Compensation varies significantly by market and seniority, but in European B2B tech markets a strong mid-to-senior AI sales engineer typically commands a total package in the €90,000–€140,000+ range, with base salary making up the larger portion compared to a pure sales role. Variable pay is usually tied to team quota attainment or deal-specific milestones rather than individual quota, since the sales engineer supports multiple deals simultaneously. If your offer is below market, expect to lose top candidates to AI-native companies that are competing aggressively for this profile.
Should we hire one generalist sales engineer or specialise the role by product line or buyer segment?

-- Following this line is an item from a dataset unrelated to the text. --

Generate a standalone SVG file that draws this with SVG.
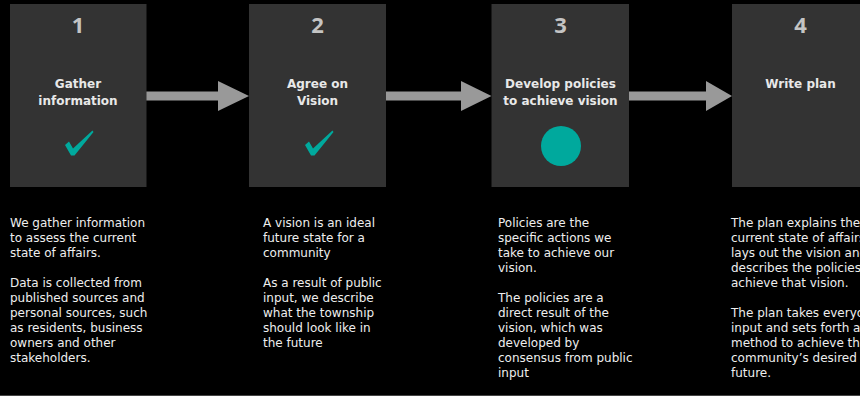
<svg xmlns="http://www.w3.org/2000/svg" width="860" height="396" viewBox="0 0 860 396">
<style>
.box{fill:#333333}
.num{font-family:"Open Sans",sans-serif;font-weight:bold;font-size:22px;fill:#c4c4c4;text-anchor:middle}
.ttl{font-family:"DejaVu Sans",sans-serif;font-weight:bold;font-size:12px;fill:#e8e8e8;text-anchor:middle}
.body{font-family:"DejaVu Sans",sans-serif;font-size:12px;fill:#eeeeee}
.arr{fill:#999999}
.mark{fill:#00a99d}
</style>
<rect x="0" y="0" width="860" height="396" fill="#000"/>
<line x1="0" y1="395.5" x2="860" y2="395.5" stroke="#444" stroke-width="1"/>
<g id="connectors">
<polygon class="arr" points="146,91.5 218,91.5 218,81 249,96 218,111 218,100.5 146,100.5"/>
<polygon class="arr" points="386,91.5 461,91.5 461,81 491.5,96 461,111 461,100.5 386,100.5"/>
<polygon class="arr" points="629,91.5 706,91.5 706,81 732,96 706,111 706,100.5 629,100.5"/>
</g>
<g id="node1">
<rect class="box" x="10" y="4" width="136.5" height="183"/>
<text class="num" x="78" y="33">1</text>
<text class="ttl" x="78" y="88">Gather</text>
<text class="ttl" x="78" y="105">information</text>
<polygon class="mark" points="65,145 69,141.5 73,148.5 92.5,130.5 93.5,132 74.5,155.5 71,155.5"/>
<text class="body"><tspan x="10" y="227">We gather information</tspan><tspan x="10" y="242">to assess the current</tspan><tspan x="10" y="257">state of affairs.</tspan><tspan x="10" y="287">Data is collected from</tspan><tspan x="10" y="302">published sources and</tspan><tspan x="10" y="317">personal sources, such</tspan><tspan x="10" y="332">as residents, business</tspan><tspan x="10" y="347">owners and other</tspan><tspan x="10" y="362">stakeholders.</tspan></text>
</g>
<g id="node2">
<rect class="box" x="249" y="4" width="137" height="183"/>
<text class="num" x="317.5" y="33">2</text>
<text class="ttl" x="317.5" y="88">Agree on</text>
<text class="ttl" x="317.5" y="105">Vision</text>
<polygon class="mark" points="305,145 309,141.5 313,148.5 332.5,130.5 333.5,132 314.5,155.5 311,155.5"/>
<text class="body"><tspan x="263" y="227">A vision is an ideal</tspan><tspan x="263" y="242">future state for a</tspan><tspan x="263" y="257">community</tspan><tspan x="263" y="287">As a result of public</tspan><tspan x="263" y="302">input, we describe</tspan><tspan x="263" y="317">what the township</tspan><tspan x="263" y="332">should look like in</tspan><tspan x="263" y="347">the future</tspan></text>
</g>
<g id="node3">
<rect class="box" x="491.5" y="4" width="137.5" height="183"/>
<text class="num" x="560.5" y="33">3</text>
<text class="ttl" x="560.5" y="88">Develop policies</text>
<text class="ttl" x="560.5" y="105">to achieve vision</text>
<circle class="mark" cx="561" cy="146" r="20"/>
<text class="body"><tspan x="498" y="227">Policies are the</tspan><tspan x="498" y="242">specific actions we</tspan><tspan x="498" y="257">take to achieve our</tspan><tspan x="498" y="272">vision.</tspan><tspan x="498" y="302">The policies are a</tspan><tspan x="498" y="317">direct result of the</tspan><tspan x="498" y="332">vision, which was</tspan><tspan x="498" y="347">developed by</tspan><tspan x="498" y="362">consensus from public</tspan><tspan x="498" y="377">input</tspan></text>
</g>
<g id="node4">
<rect class="box" x="732" y="4" width="137" height="183"/>
<text class="num" x="800.5" y="33">4</text>
<text class="ttl" x="800.5" y="88">Write plan</text>
<text class="body"><tspan x="731" y="227">The plan explains the</tspan><tspan x="731" y="242">current state of affairs,</tspan><tspan x="731" y="257">lays out the vision and</tspan><tspan x="731" y="272">describes the policies to</tspan><tspan x="731" y="287">achieve that vision.</tspan><tspan x="731" y="317">The plan takes everyone's</tspan><tspan x="731" y="332">input and sets forth a</tspan><tspan x="731" y="347">method to achieve the</tspan><tspan x="731" y="362">community’s desired</tspan><tspan x="731" y="377">future.</tspan></text>
</g>
</svg>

For early-stage or smaller teams, a single generalist who can cover the full product range is usually the right starting point — specialisation only makes sense once you have enough deal volume to justify it. If your product serves fundamentally different buyer personas (for example, both data science teams and compliance officers), it is worth considering whether one person can credibly own both conversations or whether you need distinct profiles. The clearest signal that it is time to specialise is when your sales engineer is consistently being stretched thin across deals with very different technical requirements.
What if our best candidate comes from a pure engineering background with no sales experience — is that a dealbreaker?
Not necessarily, but it does change what you need to invest in during onboarding. Engineers who have moved into customer-facing roles can develop strong commercial instincts, especially if they are paired early with an experienced AE and given structured coaching on deal dynamics. The key thing to assess in the interview is whether they show genuine curiosity about the commercial side of the conversation, not just the technical one. If they light up when talking about product capability but disengage when the topic turns to buyer psychology or deal progression, that is a harder gap to close than technical knowledge.
How do we handle a situation where our sales engineer is asked a technical question they genuinely cannot answer in front of a prospect?
This is something worth addressing explicitly in onboarding, because it will happen. The right behaviour is to acknowledge the question directly, commit to a specific follow-up timeline, and never speculate or overstate. Phrases like 'that is a great edge case — let me get you a precise answer from our team by end of week' build more trust than a vague or inaccurate on-the-spot answer. Role-playing this scenario during the interview process is also a useful way to see how candidates handle the discomfort of not knowing, which is often more revealing than how they handle questions they can answer.
What are the most common mistakes companies make when writing the job description for this role?
The two most common mistakes are writing a description that reads like a software engineering role (which attracts the wrong candidates and scares off strong pre-sales professionals) and listing so many requirements that qualified candidates self-select out. A strong job description for an AI sales engineer should lead with the commercial context — the buyers, the deals, and the impact of the role — before getting into technical requirements. It should also be honest about the stage of the company and what the candidate will actually be building, since experienced sales engineers evaluate opportunities carefully and respond poorly to vague or inflated descriptions.
How do we measure whether our sales engineer is performing well once they are fully ramped?
Beyond standard pipeline metrics, the most meaningful performance indicators for this role are technical win rate (the percentage of deals that progress past the technical validation stage), time-to-technical-close, and qualitative feedback from AEs and prospects after technical calls. It is also worth tracking how often the sales engineer needs to escalate technical objections to the product or engineering team — a declining escalation rate over time is a strong signal of growing effectiveness. Setting these metrics clearly at the start of the role, rather than retroactively, gives your sales engineer a fair and motivating framework to work within.